(A block of data)

--------------------------------

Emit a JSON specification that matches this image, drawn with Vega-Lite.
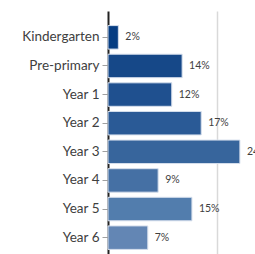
{
  "$schema": "https://vega.github.io/schema/vega-lite/v6.json",
  "autosize": "none",
  "padding": {"left": 108, "top": 11, "right": 0, "bottom": 0},
  "width": 218,
  "height": 253,
  "background": "white",
  "data": {
    "values": [
      {"level": "Kindergarten", "share": 0.019, "label": "2%", "color": "#063d82"},
      {"level": "Pre-primary", "share": 0.136, "label": "14%", "color": "#164888"},
      {"level": "Year 1", "share": 0.117, "label": "12%", "color": "#1f508f"},
      {"level": "Year 2", "share": 0.171, "label": "17%", "color": "#2a5a96"},
      {"level": "Year 3", "share": 0.242, "label": "24%", "color": "#37659c"},
      {"level": "Year 4", "share": 0.092, "label": "9%", "color": "#4570a4"},
      {"level": "Year 5", "share": 0.154, "label": "15%", "color": "#527dad"},
      {"level": "Year 6", "share": 0.073, "label": "7%", "color": "#6386b4"}
    ]
  },
  "encoding": {
    "y": {
      "field": "level",
      "type": "nominal",
      "sort": null,
      "scale": {"paddingInner": 0.18, "paddingOuter": 0.51},
      "axis": {
        "title": null,
        "labelFont": "Lato",
        "labelFontSize": 13.5,
        "labelColor": "#404040",
        "labelPadding": 3,
        "tickColor": "#a0a0a0",
        "tickSize": 6,
        "domainColor": "#222222",
        "domainWidth": 2,
        "grid": false
      }
    },
    "x": {
      "field": "share",
      "type": "quantitative",
      "scale": {"domain": [0, 0.4], "nice": false},
      "axis": {
        "values": [0.2, 0.4],
        "grid": true,
        "gridColor": "#d9d9d9",
        "gridWidth": 1.5,
        "labels": false,
        "ticks": false,
        "domain": false,
        "title": null
      }
    }
  },
  "layer": [
    {
      "mark": {"type": "bar", "stroke": "#d5deec", "strokeWidth": 1},
      "encoding": {
        "color": {"field": "color", "type": "nominal", "scale": null}
      }
    },
    {
      "mark": {"type": "text", "align": "left", "dx": 7, "font": "Lato", "fontSize": 10.5, "color": "#404040"},
      "encoding": {"text": {"field": "label"}}
    }
  ],
  "config": {"view": {"stroke": null}}
}
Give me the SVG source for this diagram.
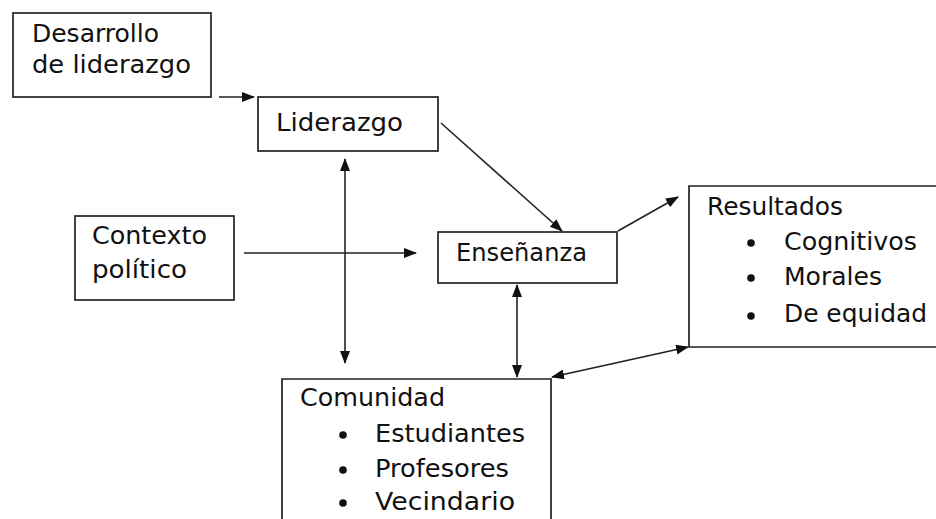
<svg xmlns="http://www.w3.org/2000/svg" width="936" height="519" viewBox="0 0 936 519">
<style>
.box{fill:#fff;stroke:#222;stroke-width:1.7}
.t{font-family:"DejaVu Sans",Verdana,sans-serif;font-size:24.5px;fill:#111}
.c{stroke:#222;stroke-width:1.6;fill:none}
.dot{fill:#111}
</style>
<defs>
<marker id="ah" viewBox="0 0 13 10" refX="12" refY="5" markerWidth="13" markerHeight="10" markerUnits="userSpaceOnUse" orient="auto-start-reverse">
<path d="M0,0 L13,5 L0,10 z" fill="#111"/>
</marker>
</defs>
<rect width="936" height="519" fill="#fff"/>
<g id="desarrollo">
<rect class="box" x="13" y="13" width="198" height="84"/>
<text class="t" x="32" y="42" textLength="127" lengthAdjust="spacingAndGlyphs">Desarrollo</text>
<text class="t" x="32" y="73" textLength="159" lengthAdjust="spacingAndGlyphs">de liderazgo</text>
</g>
<g id="liderazgo">
<rect class="box" x="258" y="97" width="180" height="54"/>
<text class="t" x="276" y="131" textLength="127" lengthAdjust="spacingAndGlyphs">Liderazgo</text>
</g>
<g id="contexto">
<rect class="box" x="75" y="216" width="159" height="84"/>
<text class="t" x="92" y="244" textLength="115" lengthAdjust="spacingAndGlyphs">Contexto</text>
<text class="t" x="92" y="278" textLength="95" lengthAdjust="spacingAndGlyphs">político</text>
</g>
<g id="ensenanza">
<rect class="box" x="438" y="232" width="179" height="51"/>
<text class="t" x="456" y="261" textLength="131" lengthAdjust="spacingAndGlyphs">Enseñanza</text>
</g>
<g id="resultados">
<path class="box" d="M940,186 H689 V347 H940"/>
<text class="t" x="707" y="215" textLength="136" lengthAdjust="spacingAndGlyphs">Resultados</text>
<circle class="dot" cx="751" cy="243" r="3.8"/>
<text class="t" x="784" y="250" textLength="133" lengthAdjust="spacingAndGlyphs">Cognitivos</text>
<circle class="dot" cx="751" cy="278" r="3.8"/>
<text class="t" x="784" y="285" textLength="98" lengthAdjust="spacingAndGlyphs">Morales</text>
<circle class="dot" cx="751" cy="316" r="3.8"/>
<text class="t" x="784" y="322" textLength="143" lengthAdjust="spacingAndGlyphs">De equidad</text>
</g>
<g id="comunidad">
<path class="box" d="M282,525 V379 H551 V525"/>
<text class="t" x="300" y="406" textLength="145" lengthAdjust="spacingAndGlyphs">Comunidad</text>
<circle class="dot" cx="343" cy="435" r="3.8"/>
<text class="t" x="375" y="442" textLength="150" lengthAdjust="spacingAndGlyphs">Estudiantes</text>
<circle class="dot" cx="343" cy="470" r="3.8"/>
<text class="t" x="375" y="477" textLength="134" lengthAdjust="spacingAndGlyphs">Profesores</text>
<circle class="dot" cx="343" cy="503" r="3.8"/>
<text class="t" x="375" y="510" textLength="140" lengthAdjust="spacingAndGlyphs">Vecindario</text>
</g>
<g id="connectors">
<line class="c" x1="219" y1="97" x2="254" y2="97" marker-end="url(#ah)"/>
<line class="c" x1="441" y1="123" x2="562" y2="231" marker-end="url(#ah)"/>
<line class="c" x1="244" y1="253" x2="416" y2="253" marker-end="url(#ah)"/>
<line class="c" x1="345" y1="159" x2="345" y2="363" marker-start="url(#ah)" marker-end="url(#ah)"/>
<line class="c" x1="618" y1="231" x2="678" y2="197" marker-end="url(#ah)"/>
<line class="c" x1="517" y1="285" x2="517" y2="377" marker-start="url(#ah)" marker-end="url(#ah)"/>
<line class="c" x1="552" y1="377" x2="688" y2="347" marker-start="url(#ah)" marker-end="url(#ah)"/>
</g>
</svg>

--------------------------------

*TASK REQUIREMENTS*
Check every line of the data, and copy the ones that contain "this".

*FINAL RESULT*
Emit a JSON specification that matches this image, drawn with Vega-Lite.
Give me the SVG source for this diagram.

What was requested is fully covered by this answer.